Archive for November 20, 2002

Wednesday, November 20, 2002

Spam Filtering’s Last Stand?

Jerry Kindall is more optimistic about Bayesian spam filtering than Jeremy Bowers. Statistical spam filtering is just getting started (in terms of deployment; researchers have been looking at it for years now). The current version of SpamSieve only scratches the surface of what’s possible, yet it is more than 98% accurate on my spam. Jerry has ideas for improving it, as do Gary Robinson, the Python folk, myself, and probably many others. In the near term, things look good.

There is no doubt that as spam filters get better, spam becomes harder to detect. Out of the last hundred thousand spams I’ve received, about two of them were really tricky messages that I had to actually read and understand before I was sure they were spam (although it’s worth noting that only looking at the headers SpamSieve would have caught them). This is the future of spam. General spam detection is AI-complete. However, at the moment I am optimistic like Paul Graham because spammers have a disadvantage, their need to get you to respond:

All along the spectrum, if you restrict the sales pitches spammers can make, you will inevitably tend to put them out of business. That word business is an important one to remember. The spammers are businessmen. They send spam because it works. It works because although the response rate is abominably low (at best 15 per million, vs 3000 per million for a catalog mailing), the cost, to them, is practically nothing.…Sending spam does cost the spammer something, though. So the lower we can get the response rate—whether by filtering, or by using filters to force spammers to dilute their pitches—the fewer businesses will find it worth their while to send spam.

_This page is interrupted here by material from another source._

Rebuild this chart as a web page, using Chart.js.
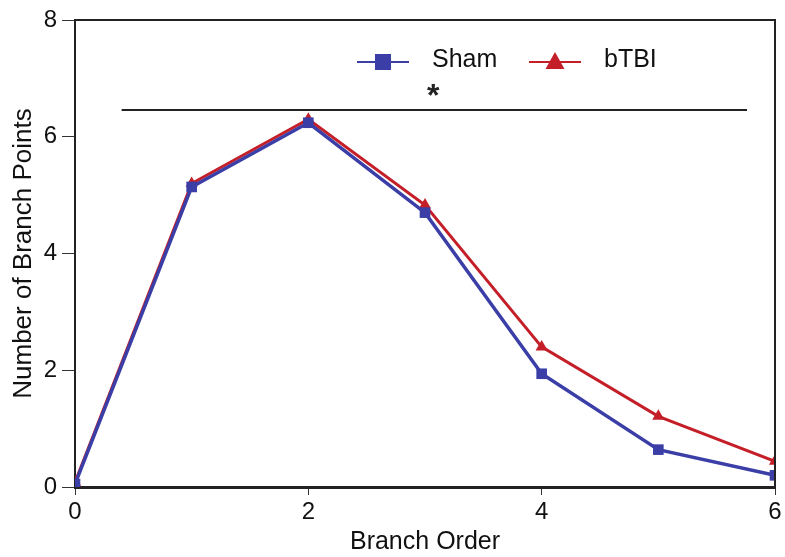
<!DOCTYPE html>
<html>
<head>
<meta charset="utf-8">
<script src="https://cdn.jsdelivr.net/npm/chart.js@4"></script>
<style>
  html, body { margin: 0; padding: 0; background: #fff; }
  #wrap { width: 785px; height: 557px; }
</style>
</head>
<body>
<div id="wrap"><canvas id="branchChart"></canvas></div>
<script>
const branchOrder = [0, 1, 2, 3, 4, 5, 6];
const shamValues = [0.05, 5.14, 6.24, 4.7, 1.94, 0.64, 0.2];
const btbiValues = [0.08, 5.2, 6.3, 4.83, 2.4, 1.21, 0.44];
const xTicks = [0, 2, 4, 6];
const yTicks = [0, 2, 4, 6, 8];
const sigLineX = [0.4, 5.76];
const sigLineY = 6.46;
const sigStar = { x: 3.07, y: 6.8, text: '*' };

const font = 'Liberation Sans, Arial, sans-serif';
const blue = '#3a3ea6';
const red = '#c41f28';

const toPoints = (xs, ys) => xs.map((x, i) => ({ x: x, y: ys[i] }));

// box, star and in-plot legend
const extras = {
  id: 'extras',
  afterDatasetsDraw(chart) {
    const { ctx, chartArea: a, scales } = chart;
    ctx.save();
    ctx.strokeStyle = '#222';
    ctx.lineWidth = 2;
    ctx.beginPath();
    ctx.moveTo(a.left, a.top);
    ctx.lineTo(a.right, a.top);
    ctx.lineTo(a.right, a.bottom);
    ctx.stroke();

    ctx.fillStyle = '#222';
    ctx.font = 'bold 32px ' + font;
    ctx.textAlign = 'center';
    ctx.textBaseline = 'middle';
    ctx.fillText(sigStar.text, scales.x.getPixelForValue(sigStar.x), scales.y.getPixelForValue(sigStar.y) + 7);

    // legend
    const items = [
      { label: 'Sham', color: blue, style: 'rect', x: 357 },
      { label: 'bTBI', color: red, style: 'triangle', x: 529 }
    ];
    const ly = 62;
    items.forEach(it => {
      ctx.strokeStyle = it.color;
      ctx.fillStyle = it.color;
      ctx.lineWidth = 2;
      ctx.beginPath();
      ctx.moveTo(it.x, ly);
      ctx.lineTo(it.x + 52, ly);
      ctx.stroke();
      const cx = it.x + 26;
      ctx.beginPath();
      if (it.style === 'rect') {
        ctx.rect(cx - 8, ly - 8, 16, 16);
      } else {
        ctx.moveTo(cx, ly - 10);
        ctx.lineTo(cx + 9.5, ly + 7);
        ctx.lineTo(cx - 9.5, ly + 7);
        ctx.closePath();
      }
      ctx.fill();
      ctx.fillStyle = '#111';
      ctx.font = '25px ' + font;
      ctx.textAlign = 'left';
      ctx.fillText(it.label, it.x + 75, ly - 2);
    });
    ctx.restore();
  }
};

new Chart(document.getElementById('branchChart'), {
  type: 'line',
  data: {
    datasets: [
      {
        label: 'sig',
        data: toPoints(sigLineX, [sigLineY, sigLineY]),
        borderColor: '#222',
        borderWidth: 2,
        pointRadius: 0
      },
      {
        label: 'Sham',
        data: toPoints(branchOrder, shamValues),
        borderColor: blue,
        backgroundColor: blue,
        borderWidth: 3.5,
        pointStyle: 'rect',
        pointRadius: 7.5,
        pointBorderWidth: 0
      },
      {
        label: 'bTBI',
        data: toPoints(branchOrder, btbiValues),
        borderColor: red,
        backgroundColor: red,
        borderWidth: 3,
        pointStyle: 'triangle',
        pointRadius: 7,
        pointBorderWidth: 0
      }
    ]
  },
  options: {
    responsive: true,
    maintainAspectRatio: false,
    animation: false,
    layout: { padding: { top: 20, right: 10, left: 0, bottom: 0 } },
    scales: {
      x: {
        type: 'linear',
        min: 0,
        max: 6,
        afterBuildTicks: s => { s.ticks = xTicks.map(v => ({ value: v })); },
        afterFit: s => { s.height = 70; },
        grid: { drawOnChartArea: false, drawTicks: true, tickLength: 8, color: '#333', lineWidth: 1 },
        border: { display: true, color: '#222', width: 3 },
        ticks: { color: '#111', font: { size: 24, family: font }, padding: 3 },
        title: { display: true, text: 'Branch Order', color: '#111', font: { size: 25, family: font, lineHeight: 1 }, padding: { top: 0, bottom: 2 } }
      },
      y: {
        min: 0,
        max: 8,
        afterBuildTicks: s => { s.ticks = yTicks.map(v => ({ value: v })); },
        afterFit: s => { s.width = 75; },
        grid: { drawOnChartArea: false, drawTicks: true, tickLength: 13, color: '#333', lineWidth: 1 },
        border: { display: true, color: '#222', width: 2 },
        ticks: { color: '#111', font: { size: 24, family: font }, padding: 5 },
        title: { display: true, text: 'Number of Branch Points', color: '#111', font: { size: 26, family: font, lineHeight: 1.2 }, padding: { top: 8, bottom: 0 } }
      }
    },
    plugins: {
      legend: { display: false },
      tooltip: { enabled: false }
    }
  },
  plugins: [extras]
});
</script>
</body>
</html>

Jerry also mention that the new version of SpamSieve increases the spam probability of unknown words from 0.2 to 0.4. A few people have been asking, so I may as well mention some of the hidden tuning knobs in SpamSieve. Use them at your own risk.


defaults write com.c-command.SpamSieve SpamProbabilityOfUnknownWords 0.4

defaults write com.c-command.SpamSieve MaxInterestingWords 15

These are the defaults. The number of interesting words is the number of words in the message that SpamSieve uses to determine whether a message is spam. Decreasing the number tends to make it flag more messages as spam, in my experience.

Nicholas Riley on the Finder Again

Nicholas Riley follows up with his list of the problems with the Finder’s error window, and how to reproduce it.

To people who say I should report these bugs: yes I should, but more importantly, Apple should fix this stuff internally before it ever reaches beta. There are systemic issues at Apple causing these kinds of UI disasters to happen, and identifying such problems one at a time is an inefficient way of dealing with them. Mac OS 8.5 was the last version of the OS to have any kind of consistent UI quality. The line can be drawn rather clearly: the “Index selection…” contextual menu item, one of the few visible additions in 8.6, managed to violate a bunch of guidelines (capitalization and wording) in just two words.

Right on. I would love for Apple to take usability more seriously. But the reality at this time is that Apple won’t fix this stuff without lots of outside feedback.

This will be my last “OS X sucks” rant for the year. Time to affect what I can really affect instead: my own software.

Yup, unfortunately, no one outside Apple has time to go through OS X and report all the problems. That’s why they need to bring back the HI group.